*TASK INSTRUCTIONS*: Collect every line in the records below that contains the word "this".

*SUPPLIED RECORDS*:

════════════════

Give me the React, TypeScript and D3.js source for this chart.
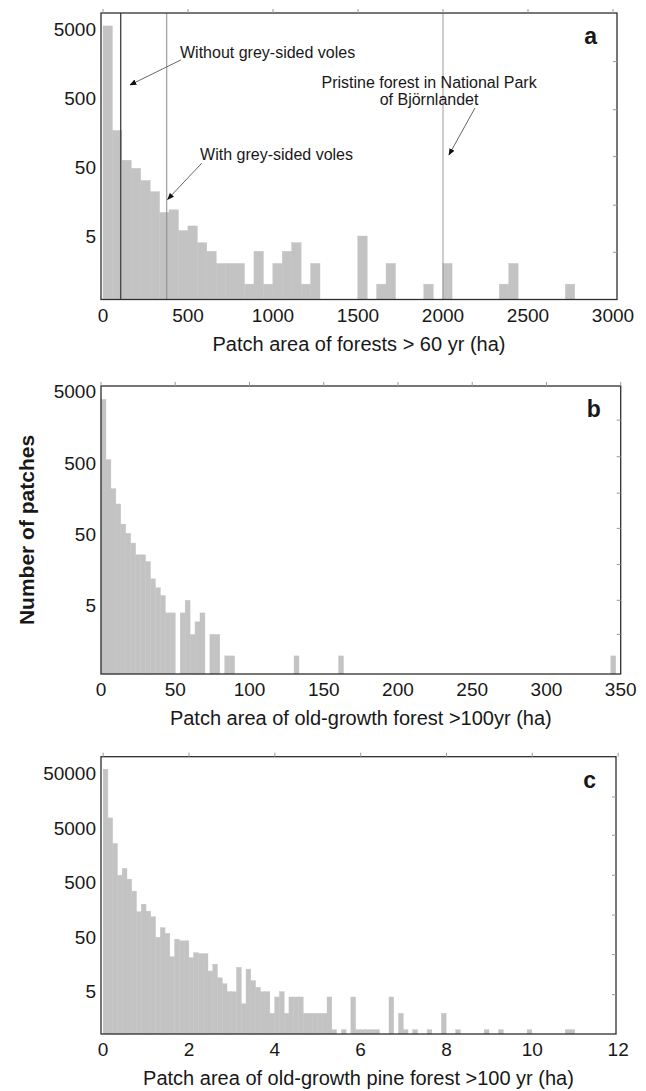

════════════════

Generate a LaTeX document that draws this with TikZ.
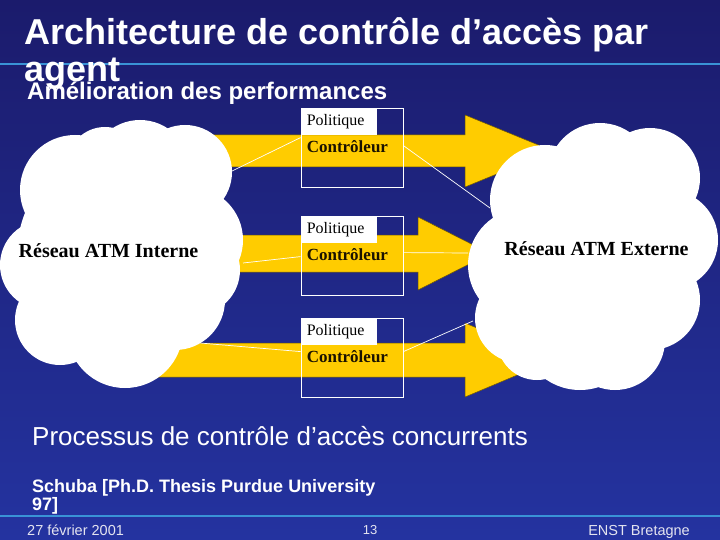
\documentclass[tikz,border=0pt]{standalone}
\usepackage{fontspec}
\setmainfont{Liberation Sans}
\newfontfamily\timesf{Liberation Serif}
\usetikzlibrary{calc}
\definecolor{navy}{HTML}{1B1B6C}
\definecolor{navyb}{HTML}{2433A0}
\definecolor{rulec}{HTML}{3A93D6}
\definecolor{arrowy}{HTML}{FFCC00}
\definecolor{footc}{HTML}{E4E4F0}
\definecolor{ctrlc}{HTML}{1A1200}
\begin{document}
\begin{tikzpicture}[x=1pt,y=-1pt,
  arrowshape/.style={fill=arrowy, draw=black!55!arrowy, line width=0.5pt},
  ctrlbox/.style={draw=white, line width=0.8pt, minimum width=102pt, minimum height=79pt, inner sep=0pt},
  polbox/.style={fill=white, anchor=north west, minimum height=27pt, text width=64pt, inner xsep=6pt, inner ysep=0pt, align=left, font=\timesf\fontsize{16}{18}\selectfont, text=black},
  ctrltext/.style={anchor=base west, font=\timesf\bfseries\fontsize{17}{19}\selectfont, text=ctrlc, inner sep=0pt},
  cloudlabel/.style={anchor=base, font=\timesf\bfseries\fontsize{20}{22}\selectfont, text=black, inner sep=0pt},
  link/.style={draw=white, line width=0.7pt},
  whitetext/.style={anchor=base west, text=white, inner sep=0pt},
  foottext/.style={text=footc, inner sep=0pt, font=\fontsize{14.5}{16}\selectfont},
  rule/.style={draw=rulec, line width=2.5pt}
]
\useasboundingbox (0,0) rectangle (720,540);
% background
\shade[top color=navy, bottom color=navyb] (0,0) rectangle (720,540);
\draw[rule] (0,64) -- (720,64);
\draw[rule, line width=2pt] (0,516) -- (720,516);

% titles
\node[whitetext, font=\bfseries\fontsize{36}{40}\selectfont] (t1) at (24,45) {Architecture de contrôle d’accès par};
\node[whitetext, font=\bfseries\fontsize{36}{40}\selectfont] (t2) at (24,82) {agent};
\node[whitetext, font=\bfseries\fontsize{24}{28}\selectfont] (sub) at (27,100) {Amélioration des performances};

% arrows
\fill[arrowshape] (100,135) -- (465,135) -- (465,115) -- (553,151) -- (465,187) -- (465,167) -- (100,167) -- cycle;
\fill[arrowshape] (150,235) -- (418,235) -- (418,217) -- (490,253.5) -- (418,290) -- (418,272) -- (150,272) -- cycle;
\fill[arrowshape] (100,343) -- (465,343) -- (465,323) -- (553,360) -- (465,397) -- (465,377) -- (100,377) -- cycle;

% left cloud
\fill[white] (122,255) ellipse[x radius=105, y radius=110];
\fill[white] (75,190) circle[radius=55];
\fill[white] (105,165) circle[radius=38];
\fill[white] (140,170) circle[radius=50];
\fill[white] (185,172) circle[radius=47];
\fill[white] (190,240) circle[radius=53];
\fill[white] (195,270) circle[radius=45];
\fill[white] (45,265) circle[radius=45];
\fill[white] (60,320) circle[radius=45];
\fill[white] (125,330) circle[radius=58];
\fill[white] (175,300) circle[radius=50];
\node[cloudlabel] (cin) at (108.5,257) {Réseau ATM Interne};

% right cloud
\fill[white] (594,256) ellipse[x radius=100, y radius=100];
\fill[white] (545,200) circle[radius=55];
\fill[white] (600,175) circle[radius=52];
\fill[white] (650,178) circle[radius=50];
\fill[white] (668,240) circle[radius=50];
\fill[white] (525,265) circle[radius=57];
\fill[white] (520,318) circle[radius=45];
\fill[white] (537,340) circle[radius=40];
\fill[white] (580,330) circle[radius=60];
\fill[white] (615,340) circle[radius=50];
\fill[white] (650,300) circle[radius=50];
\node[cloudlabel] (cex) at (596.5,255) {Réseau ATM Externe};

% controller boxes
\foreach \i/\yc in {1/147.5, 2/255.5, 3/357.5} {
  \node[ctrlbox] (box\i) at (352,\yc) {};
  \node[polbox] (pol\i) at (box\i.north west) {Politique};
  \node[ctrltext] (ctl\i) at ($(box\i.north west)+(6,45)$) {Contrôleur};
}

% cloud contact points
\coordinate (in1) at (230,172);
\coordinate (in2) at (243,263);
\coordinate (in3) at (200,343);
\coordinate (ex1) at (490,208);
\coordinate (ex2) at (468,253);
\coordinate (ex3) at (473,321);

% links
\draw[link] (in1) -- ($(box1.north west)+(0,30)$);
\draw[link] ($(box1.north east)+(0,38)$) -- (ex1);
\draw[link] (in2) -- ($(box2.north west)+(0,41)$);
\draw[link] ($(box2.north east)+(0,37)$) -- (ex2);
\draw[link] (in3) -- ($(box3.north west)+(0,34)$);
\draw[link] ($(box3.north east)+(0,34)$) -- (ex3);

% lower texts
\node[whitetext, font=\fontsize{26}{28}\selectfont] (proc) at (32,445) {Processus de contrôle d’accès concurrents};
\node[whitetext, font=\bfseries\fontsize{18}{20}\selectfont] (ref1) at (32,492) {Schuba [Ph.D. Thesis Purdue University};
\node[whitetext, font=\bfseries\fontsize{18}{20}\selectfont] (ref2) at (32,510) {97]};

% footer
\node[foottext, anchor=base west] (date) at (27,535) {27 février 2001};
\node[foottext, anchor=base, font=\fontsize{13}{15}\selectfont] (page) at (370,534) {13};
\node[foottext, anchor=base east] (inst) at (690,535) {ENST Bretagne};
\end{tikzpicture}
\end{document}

════════════════

*RESULT OF THE EXERCISE*:
Give me the React, TypeScript and D3.js source for this chart.
Generate a LaTeX document that draws this with TikZ.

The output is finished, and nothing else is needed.